Moolivery, an app-based delivery for hire service, is set to begin operations later this spring. Similar to other apps like Skip The Dishes or Uber Eats, the app aims to bring food to people who may not be able to make it to a restaurant to order their favourite dishes.
Moolivery would be the first app of its kind to be available in both Flin Flon and northern Manitoba.
“I’ve had the idea since January. I think the town could really benefit from the big city convenience of delivery at their fingertips,” said Mitch Foster, the creator of Moolivery “With the emergence of delivery apps, it has helped restaurants succeed above and beyond what they’re used to. It’s created jobs for the city the apps are available for.”
Someone interested in placing an order can either download the Moolivery app, visit the company’s website, or call a number to place an order through the service. From there, customers will be given a link to monitor their delivery in real time, tracking it to the moment the food comes to their door.
Foster said the company has received all relevant permits and will be making small donations to both the Flin Flon/Creighton and Area SPCA and the Lord’s Bounty Food Bank with each order.

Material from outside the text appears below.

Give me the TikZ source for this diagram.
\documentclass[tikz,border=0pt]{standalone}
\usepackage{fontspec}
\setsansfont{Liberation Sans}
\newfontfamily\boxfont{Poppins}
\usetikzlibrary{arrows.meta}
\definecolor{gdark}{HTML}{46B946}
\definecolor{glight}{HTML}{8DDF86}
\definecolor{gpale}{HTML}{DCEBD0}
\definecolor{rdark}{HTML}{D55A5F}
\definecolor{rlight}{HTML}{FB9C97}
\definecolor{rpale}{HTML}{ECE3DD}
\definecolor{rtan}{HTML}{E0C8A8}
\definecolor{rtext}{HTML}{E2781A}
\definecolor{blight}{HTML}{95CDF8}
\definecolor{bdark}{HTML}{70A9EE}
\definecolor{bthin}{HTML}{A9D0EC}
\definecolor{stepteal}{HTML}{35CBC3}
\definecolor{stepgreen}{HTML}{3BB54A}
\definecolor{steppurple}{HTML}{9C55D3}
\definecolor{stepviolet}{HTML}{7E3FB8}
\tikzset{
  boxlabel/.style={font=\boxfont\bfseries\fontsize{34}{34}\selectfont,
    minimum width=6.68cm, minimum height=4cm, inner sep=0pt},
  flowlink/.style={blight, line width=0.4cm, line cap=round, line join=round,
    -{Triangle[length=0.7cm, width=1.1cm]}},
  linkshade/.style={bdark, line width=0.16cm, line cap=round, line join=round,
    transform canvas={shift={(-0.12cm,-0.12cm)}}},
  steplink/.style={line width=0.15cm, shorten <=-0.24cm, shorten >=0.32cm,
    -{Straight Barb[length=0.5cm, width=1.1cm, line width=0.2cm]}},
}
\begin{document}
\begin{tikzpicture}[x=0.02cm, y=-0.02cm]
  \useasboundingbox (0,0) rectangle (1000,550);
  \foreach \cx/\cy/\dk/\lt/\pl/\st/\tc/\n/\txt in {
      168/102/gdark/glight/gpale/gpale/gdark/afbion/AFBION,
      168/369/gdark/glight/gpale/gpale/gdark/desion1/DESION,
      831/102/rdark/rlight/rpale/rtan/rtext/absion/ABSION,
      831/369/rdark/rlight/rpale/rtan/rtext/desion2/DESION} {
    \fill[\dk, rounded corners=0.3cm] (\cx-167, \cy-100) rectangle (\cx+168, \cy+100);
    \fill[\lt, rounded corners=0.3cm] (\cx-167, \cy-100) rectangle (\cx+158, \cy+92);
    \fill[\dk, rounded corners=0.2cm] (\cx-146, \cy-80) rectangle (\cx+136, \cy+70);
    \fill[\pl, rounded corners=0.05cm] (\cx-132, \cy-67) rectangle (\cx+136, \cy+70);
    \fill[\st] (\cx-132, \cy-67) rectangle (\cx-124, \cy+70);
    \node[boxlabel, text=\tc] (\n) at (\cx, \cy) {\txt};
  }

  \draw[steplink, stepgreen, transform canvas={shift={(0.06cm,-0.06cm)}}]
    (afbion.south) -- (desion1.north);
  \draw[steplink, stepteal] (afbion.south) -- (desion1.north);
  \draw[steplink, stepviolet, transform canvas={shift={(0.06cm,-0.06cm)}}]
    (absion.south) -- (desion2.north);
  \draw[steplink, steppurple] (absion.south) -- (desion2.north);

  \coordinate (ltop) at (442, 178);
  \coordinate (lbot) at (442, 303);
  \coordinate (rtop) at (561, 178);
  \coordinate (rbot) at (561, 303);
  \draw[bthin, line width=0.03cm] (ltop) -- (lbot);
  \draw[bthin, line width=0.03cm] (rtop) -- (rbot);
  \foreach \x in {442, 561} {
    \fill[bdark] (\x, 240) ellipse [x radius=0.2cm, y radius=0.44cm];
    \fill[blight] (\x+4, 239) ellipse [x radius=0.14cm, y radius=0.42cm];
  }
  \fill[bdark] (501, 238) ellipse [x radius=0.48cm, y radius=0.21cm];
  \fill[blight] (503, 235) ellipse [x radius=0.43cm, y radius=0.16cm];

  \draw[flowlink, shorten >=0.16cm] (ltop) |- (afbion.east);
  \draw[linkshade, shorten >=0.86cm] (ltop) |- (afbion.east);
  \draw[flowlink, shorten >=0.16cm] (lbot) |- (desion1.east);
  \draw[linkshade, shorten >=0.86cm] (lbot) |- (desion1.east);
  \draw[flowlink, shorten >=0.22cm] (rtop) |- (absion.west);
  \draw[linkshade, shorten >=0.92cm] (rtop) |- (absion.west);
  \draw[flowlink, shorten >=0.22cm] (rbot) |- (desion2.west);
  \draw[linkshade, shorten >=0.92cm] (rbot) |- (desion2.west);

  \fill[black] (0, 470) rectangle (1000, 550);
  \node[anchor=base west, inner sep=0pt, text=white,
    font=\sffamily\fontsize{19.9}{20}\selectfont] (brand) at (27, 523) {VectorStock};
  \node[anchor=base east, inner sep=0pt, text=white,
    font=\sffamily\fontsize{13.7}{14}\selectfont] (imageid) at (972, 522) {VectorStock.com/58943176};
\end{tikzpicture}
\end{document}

“Moolivery will be taking on new potential partners two at a time to ensure that clients have adequate drivers and have established a good relationship with Moolivery before moving forward and asking new potential partners,” he said.
The company has already entered into a partnership with one local restaurant, inking a deal with Chicken Chef to deliver food from the restaurant.

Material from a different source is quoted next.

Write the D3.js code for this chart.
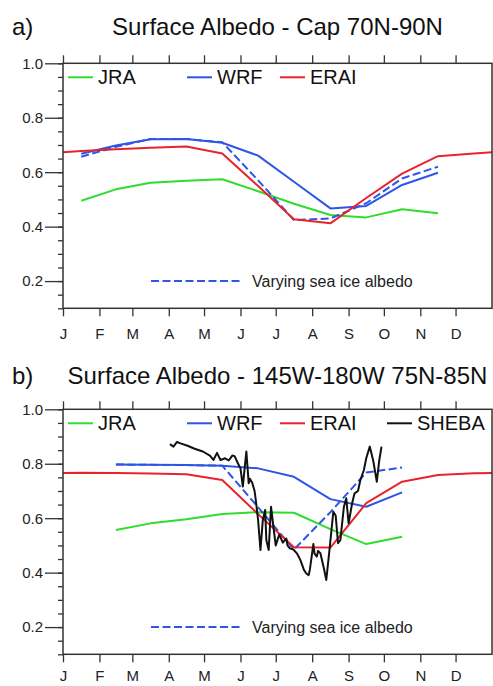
<!DOCTYPE html>
<html lang="en">
<head>
    <meta charset="UTF-8">
    <title>Surface Albedo</title>
    <style>
        body {
            margin: 0;
            background-color: #ffffff;
            font-family: "Liberation Sans", Arial, sans-serif;
        }
        svg {
            display: block;
        }
        .frame {
            fill: none;
            stroke: #333;
            stroke-width: 1.5;
        }
        .axis path {
            display: none;
        }
        .axis line {
            stroke: #333;
            stroke-width: 1.3;
        }
        .axis text {
            font-family: "Liberation Sans", Arial, sans-serif;
            font-size: 15px;
            fill: #222;
        }
        .title {
            font-size: 24px;
            fill: #111;
        }
        .legend-text {
            font-size: 20px;
            fill: #111;
        }
        .note-text {
            font-size: 16px;
            fill: #222;
        }
        .series {
            fill: none;
            stroke-width: 2;
            stroke-linejoin: round;
        }
    </style>
</head>
<body>
    <svg id="chart" width="493" height="686"></svg>

    <script src="https://d3js.org/d3.v7.min.js"></script>
    <script>
        // months: x axis is day of year
        const monthLabels = ["J", "F", "M", "A", "M", "J", "J", "A", "S", "O", "N", "D"];
        const monthStartDay = [0, 31, 59, 90, 120, 151, 181, 212, 243, 273, 304, 334];
        const midMonthDay = [15.5, 45, 74.5, 105, 135.5, 166, 196.5, 227.5, 258, 288.5, 319, 349.5];
        const yMajorTicks = [0.2, 0.4, 0.6, 0.8, 1.0];
        const yMinorTicks = [0.1, 0.15, 0.2, 0.25, 0.3, 0.35, 0.4, 0.45, 0.5, 0.55, 0.6, 0.65, 0.7, 0.75, 0.8, 0.85, 0.9, 0.95, 1.0];

        // a) Cap 70N-90N, monthly means
        const jraCap    = [0.495, 0.537, 0.561, 0.569, 0.574, 0.530, 0.484, 0.443, 0.434, 0.464, 0.449, null];
        const wrfCap    = [0.668, 0.698, 0.721, 0.722, 0.708, 0.661, 0.565, 0.467, 0.476, 0.553, 0.598, null];
        const wrfIceCap = [0.657, 0.693, 0.722, 0.722, 0.710, 0.570, 0.424, 0.430, 0.486, 0.577, 0.620, null];
        const eraiCap   = [0.678, 0.684, 0.690, 0.694, 0.669, 0.549, 0.427, 0.412, 0.505, 0.595, 0.659, 0.669];

        // b) 145W-180W 75N-85N, monthly means
        const jraBeau    = [null, 0.557, 0.581, 0.596, 0.615, 0.622, 0.620, 0.560, 0.505, 0.532, null, null];
        const wrfBeau    = [null, 0.797, 0.796, 0.795, 0.793, 0.783, 0.752, 0.670, 0.642, 0.695, null, null];
        const wrfIceBeau = [null, 0.797, 0.796, 0.795, 0.793, 0.640, 0.485, 0.622, 0.768, 0.786, null, null];
        const eraiBeau   = [0.767, 0.766, 0.764, 0.761, 0.740, 0.615, 0.493, 0.492, 0.655, 0.734, 0.759, 0.765];

        // SHEBA daily observations (day of year, albedo)
        const shebaDay = [91, 94, 97, 100, 106, 112, 119, 125, 128, 131, 134, 138, 141, 144, 146, 149, 151, 153,
            154, 156, 158, 159, 161, 163, 164, 166, 168, 170, 172, 173, 175, 177, 179, 181, 184, 186, 187, 190,
            191, 193, 196, 199, 202, 205, 207, 209, 210, 213, 214, 216, 217, 219, 222, 224, 227, 230, 232, 234,
            236, 239, 241, 243, 246, 248, 251, 253, 256, 258, 261, 264, 267, 269, 271];
        const shebaAlbedo = [0.872, 0.863, 0.880, 0.875, 0.866, 0.855, 0.845, 0.830, 0.814, 0.840, 0.814, 0.820,
            0.812, 0.830, 0.828, 0.800, 0.783, 0.716, 0.760, 0.845, 0.728, 0.745, 0.730, 0.700, 0.667, 0.593,
            0.483, 0.593, 0.630, 0.520, 0.483, 0.642, 0.569, 0.500, 0.540, 0.520, 0.510, 0.525, 0.500, 0.489,
            0.485, 0.471, 0.446, 0.410, 0.397, 0.391, 0.410, 0.505, 0.470, 0.459, 0.480, 0.471, 0.415, 0.373,
            0.495, 0.624, 0.610, 0.508, 0.520, 0.642, 0.673, 0.581, 0.655, 0.691, 0.700, 0.740, 0.777, 0.820,
            0.863, 0.810, 0.734, 0.810, 0.863];

        const colors = { jra: "#2fdc2f", wrf: "#2f55e6", erai: "#e8242a", sheba: "#111111" };
        const dash = "8,3.5";

        const svg = d3.select("#chart");
        const left = 63, right = 492;

        function monthly(values) {
            return values.map((v, i) => ({ day: midMonthDay[i], v: v }));
        }

        // cyclic: add December before and January after so the line reaches both edges
        function cyclic(values) {
            const pts = monthly(values);
            pts.unshift({ day: midMonthDay[11] - 365, v: values[11] });
            pts.push({ day: midMonthDay[0] + 365, v: values[0] });
            return pts;
        }

        function drawPanel(cfg) {
            const top = cfg.top, bottom = cfg.top + 245;

            const x = d3.scaleLinear().domain([0, 365]).range([left, right]);
            const y = d3.scaleLinear().domain([0.1, 1.0]).range([bottom, top]);

            const g = svg.append("g");

            // titles
            g.append("text").attr("class", "title")
                .attr("x", 12).attr("y", cfg.titleY)
                .text(cfg.tag);
            g.append("text").attr("class", "title")
                .attr("x", (left + right) / 2).attr("y", cfg.titleY)
                .attr("text-anchor", "middle")
                .text(cfg.title);

            // axes
            g.append("g").attr("class", "axis")
                .attr("transform", `translate(0,${bottom})`)
                .call(d3.axisBottom(x).tickValues(monthStartDay).tickSize(8).tickPadding(cfg.labelPad)
                    .tickFormat((d, i) => monthLabels[i]));
            g.append("g").attr("class", "axis")
                .attr("transform", `translate(0,${top})`)
                .call(d3.axisTop(x).tickValues(monthStartDay).tickSize(8).tickFormat(""));
            g.append("g").attr("class", "axis")
                .attr("transform", `translate(${left},0)`)
                .call(d3.axisLeft(y).tickValues(yMinorTicks).tickSize(5).tickFormat(""));
            g.append("g").attr("class", "axis")
                .attr("transform", `translate(${left},0)`)
                .call(d3.axisLeft(y).tickValues(yMajorTicks).tickSize(18).tickPadding(2)
                    .tickFormat(d3.format(".1f")));

            const clipId = "clip-" + cfg.tag.charAt(0);
            g.append("clipPath").attr("id", clipId)
                .append("rect")
                .attr("x", left).attr("y", top)
                .attr("width", right - left).attr("height", bottom - top);

            const line = d3.line()
                .defined(d => d.v != null)
                .x(d => x(d.day))
                .y(d => y(d.v));

            const plot = g.append("g").attr("clip-path", `url(#${clipId})`);

            plot.append("path").datum(monthly(cfg.jra)).attr("class", "series")
                .attr("stroke", colors.jra).attr("d", line);
            plot.append("path").datum(monthly(cfg.wrf)).attr("class", "series")
                .attr("stroke", colors.wrf).attr("d", line);
            plot.append("path").datum(monthly(cfg.wrfIce)).attr("class", "series")
                .attr("stroke", colors.wrf).attr("stroke-dasharray", dash).attr("d", line);
            plot.append("path").datum(cyclic(cfg.erai)).attr("class", "series")
                .attr("stroke", colors.erai).attr("d", line);

            if (cfg.sheba) {
                const obs = shebaDay.map((d, i) => ({ day: d, v: shebaAlbedo[i] }));
                plot.append("path").datum(obs).attr("class", "series")
                    .attr("stroke", colors.sheba).attr("stroke-width", 1.8).attr("d", line);
            }

            // legend
            const legendY = top + 14;
            const items = [
                { name: "JRA", color: colors.jra, x0: 68 },
                { name: "WRF", color: colors.wrf, x0: 187 },
                { name: "ERAI", color: colors.erai, x0: 280 }
            ];
            if (cfg.sheba) items.push({ name: "SHEBA", color: colors.sheba, x0: 387 });
            items.forEach(it => {
                g.append("line")
                    .attr("x1", it.x0).attr("x2", it.x0 + 25)
                    .attr("y1", legendY).attr("y2", legendY)
                    .attr("stroke", it.color).attr("stroke-width", 2);
                g.append("text").attr("class", "legend-text")
                    .attr("x", it.x0 + 30).attr("y", legendY)
                    .attr("dy", "0.35em")
                    .text(it.name);
            });

            // dashed line note
            g.append("line")
                .attr("x1", 151).attr("x2", 240)
                .attr("y1", y(0.2)).attr("y2", y(0.2))
                .attr("stroke", colors.wrf).attr("stroke-width", 2)
                .attr("stroke-dasharray", dash);
            g.append("text").attr("class", "note-text")
                .attr("x", 252).attr("y", y(0.2))
                .attr("dy", "0.35em")
                .text("Varying sea ice albedo");

            // frame
            g.append("rect").attr("class", "frame")
                .attr("x", left).attr("y", top)
                .attr("width", right - left).attr("height", bottom - top);
        }

        drawPanel({
            tag: "a)", title: "Surface Albedo - Cap 70N-90N",
            titleY: 34.5, top: 63.3, labelPad: 12.5,
            jra: jraCap, wrf: wrfCap, wrfIce: wrfIceCap, erai: eraiCap, sheba: false
        });
        drawPanel({
            tag: "b)", title: "Surface Albedo - 145W-180W 75N-85N",
            titleY: 383.5, top: 409.3, labelPad: 8.5,
            jra: jraBeau, wrf: wrfBeau, wrfIce: wrfIceBeau, erai: eraiBeau, sheba: true
        });
    </script>
</body>
</html>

Restaurant owner Dan Hlady is a supporter of the new company, pledging support for contractor delivery services like Moolivery.

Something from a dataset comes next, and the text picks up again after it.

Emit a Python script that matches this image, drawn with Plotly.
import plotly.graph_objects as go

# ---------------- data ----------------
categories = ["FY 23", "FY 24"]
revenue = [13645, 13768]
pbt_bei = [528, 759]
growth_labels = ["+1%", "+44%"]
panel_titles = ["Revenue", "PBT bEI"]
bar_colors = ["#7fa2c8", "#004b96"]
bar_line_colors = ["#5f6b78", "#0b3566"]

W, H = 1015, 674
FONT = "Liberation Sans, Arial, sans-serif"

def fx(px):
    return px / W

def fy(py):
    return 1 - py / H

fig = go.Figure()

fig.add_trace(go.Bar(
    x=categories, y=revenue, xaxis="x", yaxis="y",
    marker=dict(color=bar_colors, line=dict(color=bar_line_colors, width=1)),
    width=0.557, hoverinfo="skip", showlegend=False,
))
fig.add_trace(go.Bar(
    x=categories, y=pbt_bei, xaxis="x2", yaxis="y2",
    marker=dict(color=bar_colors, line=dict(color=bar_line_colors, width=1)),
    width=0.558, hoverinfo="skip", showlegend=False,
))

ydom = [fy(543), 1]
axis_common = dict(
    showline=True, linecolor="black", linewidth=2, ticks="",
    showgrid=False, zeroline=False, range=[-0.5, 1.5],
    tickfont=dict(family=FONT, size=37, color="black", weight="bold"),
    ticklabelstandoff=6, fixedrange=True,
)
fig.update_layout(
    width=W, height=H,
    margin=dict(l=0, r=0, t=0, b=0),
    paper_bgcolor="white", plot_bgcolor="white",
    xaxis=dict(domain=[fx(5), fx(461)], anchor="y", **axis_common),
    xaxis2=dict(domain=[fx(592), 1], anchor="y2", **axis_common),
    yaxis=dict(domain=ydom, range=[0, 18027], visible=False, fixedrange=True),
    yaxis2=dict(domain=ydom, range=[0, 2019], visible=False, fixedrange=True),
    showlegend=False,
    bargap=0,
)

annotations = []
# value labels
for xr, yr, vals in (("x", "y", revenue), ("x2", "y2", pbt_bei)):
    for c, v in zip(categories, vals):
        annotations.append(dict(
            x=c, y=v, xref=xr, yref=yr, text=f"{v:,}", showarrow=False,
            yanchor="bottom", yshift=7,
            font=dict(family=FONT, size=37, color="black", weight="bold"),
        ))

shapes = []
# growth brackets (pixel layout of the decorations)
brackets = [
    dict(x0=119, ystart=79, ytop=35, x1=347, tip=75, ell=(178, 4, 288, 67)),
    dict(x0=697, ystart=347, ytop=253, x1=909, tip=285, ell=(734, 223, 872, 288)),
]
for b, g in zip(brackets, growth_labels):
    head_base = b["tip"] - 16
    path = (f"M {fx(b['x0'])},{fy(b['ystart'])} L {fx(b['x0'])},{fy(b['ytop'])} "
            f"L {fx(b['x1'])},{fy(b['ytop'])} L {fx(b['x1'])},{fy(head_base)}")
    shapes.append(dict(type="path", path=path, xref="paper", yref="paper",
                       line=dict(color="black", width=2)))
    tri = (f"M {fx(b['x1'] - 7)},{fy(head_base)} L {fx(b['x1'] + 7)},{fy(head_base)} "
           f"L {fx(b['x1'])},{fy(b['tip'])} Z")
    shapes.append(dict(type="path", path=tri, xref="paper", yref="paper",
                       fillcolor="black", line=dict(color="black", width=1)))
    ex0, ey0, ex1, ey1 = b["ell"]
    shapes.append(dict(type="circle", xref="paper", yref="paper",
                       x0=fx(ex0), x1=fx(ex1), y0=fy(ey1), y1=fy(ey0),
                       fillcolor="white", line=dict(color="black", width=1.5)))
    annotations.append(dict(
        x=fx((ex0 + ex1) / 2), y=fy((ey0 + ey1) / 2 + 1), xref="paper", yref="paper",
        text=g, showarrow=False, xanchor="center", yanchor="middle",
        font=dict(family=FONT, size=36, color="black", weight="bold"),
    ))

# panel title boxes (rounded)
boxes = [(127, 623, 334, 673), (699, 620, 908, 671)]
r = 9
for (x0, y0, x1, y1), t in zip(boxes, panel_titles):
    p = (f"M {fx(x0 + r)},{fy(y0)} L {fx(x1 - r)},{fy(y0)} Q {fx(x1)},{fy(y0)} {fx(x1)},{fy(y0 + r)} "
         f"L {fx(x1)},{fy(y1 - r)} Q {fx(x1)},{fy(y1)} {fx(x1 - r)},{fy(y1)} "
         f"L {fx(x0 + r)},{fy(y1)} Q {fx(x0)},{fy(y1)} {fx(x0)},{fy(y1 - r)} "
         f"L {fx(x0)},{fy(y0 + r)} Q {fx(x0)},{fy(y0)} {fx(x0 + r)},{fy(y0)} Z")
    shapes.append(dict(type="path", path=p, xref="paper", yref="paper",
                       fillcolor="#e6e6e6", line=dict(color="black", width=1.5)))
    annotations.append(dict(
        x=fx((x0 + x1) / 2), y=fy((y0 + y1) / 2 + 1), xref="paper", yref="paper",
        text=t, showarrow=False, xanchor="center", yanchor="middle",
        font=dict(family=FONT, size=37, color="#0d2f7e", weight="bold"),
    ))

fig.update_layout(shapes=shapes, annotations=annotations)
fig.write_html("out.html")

“I think that it’s a fantastic idea. I’m all on board; 100 per cent in. Whatever we need to do to get this going on both ends, everyone’s been open,” he said.
“I foresee increased sales for us, I see a small business opportunity growing. It’s the way of the market. People do want to stay at home and they want to order when they want to order. It might not be at supper time. It might be at nine o’clock at night. Lives are changing and there’s only a limited amount of time.”
Foster said expansion to other stores and delivering other items, including groceries, dry goods or liquor, is on the table. Another agreement, a non-partner deal with Creighton’s Canton Restaurant, is on the table according to Foster, who added that delivery service for other restaurants and stores will be possible.
“Customers will be able to collect points towards free delivery and other perks brought to them by Moolivery,” Foster said, adding that he is considering opening an Uber-like public transit app in the future if Moolivery proves sound.
“The business will be offering delivery services for partner and non-partner restaurants and convenience store runs during the first few weeks of business with added services in the future. We are looking into grocery services, laundry services, prescription pick ups, coffee runs, alcohol runs and actually working on a separate taxi feature app, like Uber, for the near future.”